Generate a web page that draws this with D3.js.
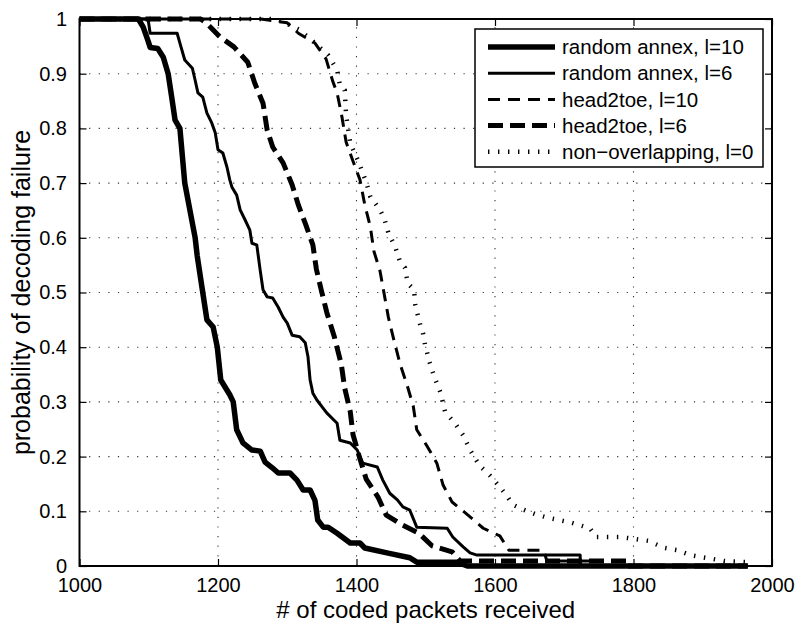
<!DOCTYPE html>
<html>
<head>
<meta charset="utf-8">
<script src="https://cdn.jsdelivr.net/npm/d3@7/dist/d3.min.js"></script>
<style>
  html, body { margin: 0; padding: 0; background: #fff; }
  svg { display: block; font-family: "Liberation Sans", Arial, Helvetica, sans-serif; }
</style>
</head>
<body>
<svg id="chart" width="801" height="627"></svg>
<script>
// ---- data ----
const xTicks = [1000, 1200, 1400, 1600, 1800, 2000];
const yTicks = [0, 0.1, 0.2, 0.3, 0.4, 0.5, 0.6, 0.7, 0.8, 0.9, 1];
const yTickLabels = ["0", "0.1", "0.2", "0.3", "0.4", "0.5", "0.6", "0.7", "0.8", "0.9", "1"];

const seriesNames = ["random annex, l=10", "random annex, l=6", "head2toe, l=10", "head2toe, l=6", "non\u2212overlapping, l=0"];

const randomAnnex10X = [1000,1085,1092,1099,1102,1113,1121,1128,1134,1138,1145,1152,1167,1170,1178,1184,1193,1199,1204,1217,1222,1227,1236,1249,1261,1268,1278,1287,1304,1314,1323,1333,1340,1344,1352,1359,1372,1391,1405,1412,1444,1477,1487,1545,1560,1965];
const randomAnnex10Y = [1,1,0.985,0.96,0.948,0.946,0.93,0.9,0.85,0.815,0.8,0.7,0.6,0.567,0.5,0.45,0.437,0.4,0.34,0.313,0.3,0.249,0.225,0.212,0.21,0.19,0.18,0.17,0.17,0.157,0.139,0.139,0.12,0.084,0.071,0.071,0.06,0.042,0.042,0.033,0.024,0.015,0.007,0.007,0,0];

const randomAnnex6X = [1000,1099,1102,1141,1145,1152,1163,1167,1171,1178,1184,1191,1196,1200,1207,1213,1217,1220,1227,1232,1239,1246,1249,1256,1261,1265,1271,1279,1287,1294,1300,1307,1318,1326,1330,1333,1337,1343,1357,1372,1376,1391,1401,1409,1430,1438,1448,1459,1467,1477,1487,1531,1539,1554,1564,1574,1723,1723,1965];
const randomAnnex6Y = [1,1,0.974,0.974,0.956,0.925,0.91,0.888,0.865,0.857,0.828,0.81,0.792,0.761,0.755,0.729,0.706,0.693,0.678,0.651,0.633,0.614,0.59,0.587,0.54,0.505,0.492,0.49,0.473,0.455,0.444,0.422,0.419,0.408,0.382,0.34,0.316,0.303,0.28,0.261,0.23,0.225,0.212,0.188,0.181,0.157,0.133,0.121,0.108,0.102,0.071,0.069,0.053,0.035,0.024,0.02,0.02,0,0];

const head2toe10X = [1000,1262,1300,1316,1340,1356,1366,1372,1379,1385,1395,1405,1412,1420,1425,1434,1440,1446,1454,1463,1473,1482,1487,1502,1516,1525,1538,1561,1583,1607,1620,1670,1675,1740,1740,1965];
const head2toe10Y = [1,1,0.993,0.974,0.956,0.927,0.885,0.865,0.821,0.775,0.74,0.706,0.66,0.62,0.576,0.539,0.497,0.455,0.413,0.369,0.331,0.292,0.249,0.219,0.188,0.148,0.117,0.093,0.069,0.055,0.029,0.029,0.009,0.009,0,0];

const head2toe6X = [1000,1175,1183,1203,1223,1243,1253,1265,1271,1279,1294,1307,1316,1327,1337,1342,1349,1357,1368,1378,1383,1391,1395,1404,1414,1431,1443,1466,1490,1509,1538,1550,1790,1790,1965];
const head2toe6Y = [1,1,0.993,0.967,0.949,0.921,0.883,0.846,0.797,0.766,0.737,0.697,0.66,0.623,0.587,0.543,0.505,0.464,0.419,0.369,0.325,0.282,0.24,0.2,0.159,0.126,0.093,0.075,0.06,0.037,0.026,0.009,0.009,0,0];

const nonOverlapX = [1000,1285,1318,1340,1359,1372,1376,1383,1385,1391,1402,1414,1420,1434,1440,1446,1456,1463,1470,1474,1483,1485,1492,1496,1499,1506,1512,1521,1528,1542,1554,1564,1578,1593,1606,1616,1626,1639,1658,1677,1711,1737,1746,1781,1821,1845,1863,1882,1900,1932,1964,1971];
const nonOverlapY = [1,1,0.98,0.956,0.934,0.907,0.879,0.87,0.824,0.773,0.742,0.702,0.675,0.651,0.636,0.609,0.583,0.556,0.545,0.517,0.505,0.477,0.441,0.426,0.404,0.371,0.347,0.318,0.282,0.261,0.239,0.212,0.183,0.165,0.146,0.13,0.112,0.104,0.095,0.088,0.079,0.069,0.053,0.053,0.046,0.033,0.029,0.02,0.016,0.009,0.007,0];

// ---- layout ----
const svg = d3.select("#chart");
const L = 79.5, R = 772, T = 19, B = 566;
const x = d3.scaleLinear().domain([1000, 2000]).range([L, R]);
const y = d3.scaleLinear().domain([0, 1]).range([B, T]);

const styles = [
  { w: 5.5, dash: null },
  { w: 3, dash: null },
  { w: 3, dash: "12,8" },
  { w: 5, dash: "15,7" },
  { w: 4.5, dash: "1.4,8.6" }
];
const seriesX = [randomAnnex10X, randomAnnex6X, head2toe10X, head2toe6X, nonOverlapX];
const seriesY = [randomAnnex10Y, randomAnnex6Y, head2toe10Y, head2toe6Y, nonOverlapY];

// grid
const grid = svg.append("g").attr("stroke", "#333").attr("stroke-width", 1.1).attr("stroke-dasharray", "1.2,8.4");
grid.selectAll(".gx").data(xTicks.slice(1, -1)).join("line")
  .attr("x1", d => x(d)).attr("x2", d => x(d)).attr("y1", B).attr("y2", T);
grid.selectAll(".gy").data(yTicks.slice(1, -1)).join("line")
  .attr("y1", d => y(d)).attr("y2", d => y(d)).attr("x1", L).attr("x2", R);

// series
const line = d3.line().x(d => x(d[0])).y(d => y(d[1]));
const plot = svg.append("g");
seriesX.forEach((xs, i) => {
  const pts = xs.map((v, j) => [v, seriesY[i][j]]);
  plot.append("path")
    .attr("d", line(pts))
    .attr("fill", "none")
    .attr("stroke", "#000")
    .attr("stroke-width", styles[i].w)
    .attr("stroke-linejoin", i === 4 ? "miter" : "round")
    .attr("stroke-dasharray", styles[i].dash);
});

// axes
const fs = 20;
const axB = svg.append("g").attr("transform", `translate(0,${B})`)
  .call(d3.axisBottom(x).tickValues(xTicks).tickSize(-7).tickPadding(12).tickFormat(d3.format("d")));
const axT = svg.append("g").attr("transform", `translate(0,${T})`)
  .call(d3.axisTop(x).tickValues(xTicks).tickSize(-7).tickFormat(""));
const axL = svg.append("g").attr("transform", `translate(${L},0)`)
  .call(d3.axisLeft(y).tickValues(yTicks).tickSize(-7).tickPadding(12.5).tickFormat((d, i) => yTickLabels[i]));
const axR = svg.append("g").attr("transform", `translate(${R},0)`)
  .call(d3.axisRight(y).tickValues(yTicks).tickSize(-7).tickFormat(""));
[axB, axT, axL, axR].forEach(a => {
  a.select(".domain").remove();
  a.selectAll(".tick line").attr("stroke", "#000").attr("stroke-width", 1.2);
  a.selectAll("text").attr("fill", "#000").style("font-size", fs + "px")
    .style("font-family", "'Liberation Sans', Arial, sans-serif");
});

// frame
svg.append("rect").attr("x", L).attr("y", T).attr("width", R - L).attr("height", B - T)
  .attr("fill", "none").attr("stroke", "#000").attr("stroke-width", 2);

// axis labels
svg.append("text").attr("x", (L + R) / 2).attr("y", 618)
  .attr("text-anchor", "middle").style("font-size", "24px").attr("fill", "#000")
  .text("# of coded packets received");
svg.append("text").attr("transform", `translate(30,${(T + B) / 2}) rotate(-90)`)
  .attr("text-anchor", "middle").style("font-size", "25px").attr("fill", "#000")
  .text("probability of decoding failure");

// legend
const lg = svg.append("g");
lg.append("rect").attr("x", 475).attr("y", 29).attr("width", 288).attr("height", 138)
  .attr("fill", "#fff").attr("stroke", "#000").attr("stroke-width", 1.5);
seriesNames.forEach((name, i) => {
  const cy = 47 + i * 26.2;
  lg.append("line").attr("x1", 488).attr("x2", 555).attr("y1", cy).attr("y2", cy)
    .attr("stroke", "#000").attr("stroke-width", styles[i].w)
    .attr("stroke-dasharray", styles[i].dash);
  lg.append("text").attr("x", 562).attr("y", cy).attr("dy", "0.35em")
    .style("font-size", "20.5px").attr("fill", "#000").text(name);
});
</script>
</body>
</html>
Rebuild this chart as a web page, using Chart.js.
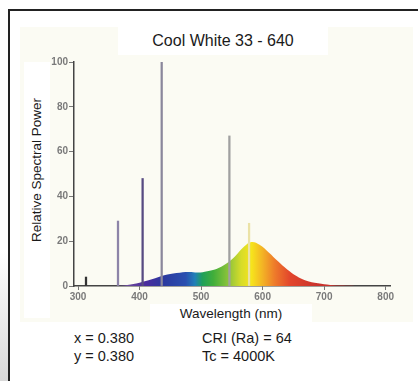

━━━━━━━━━━━━━━━━━━━━

Work instructions:
Track down every line of the material containing the string "chart", and copy it.

Task result:
<svg id="chart" width="801" height="627"></svg>
const svg = d3.select("#chart");
Rebuild this chart as a web page, using Chart.js.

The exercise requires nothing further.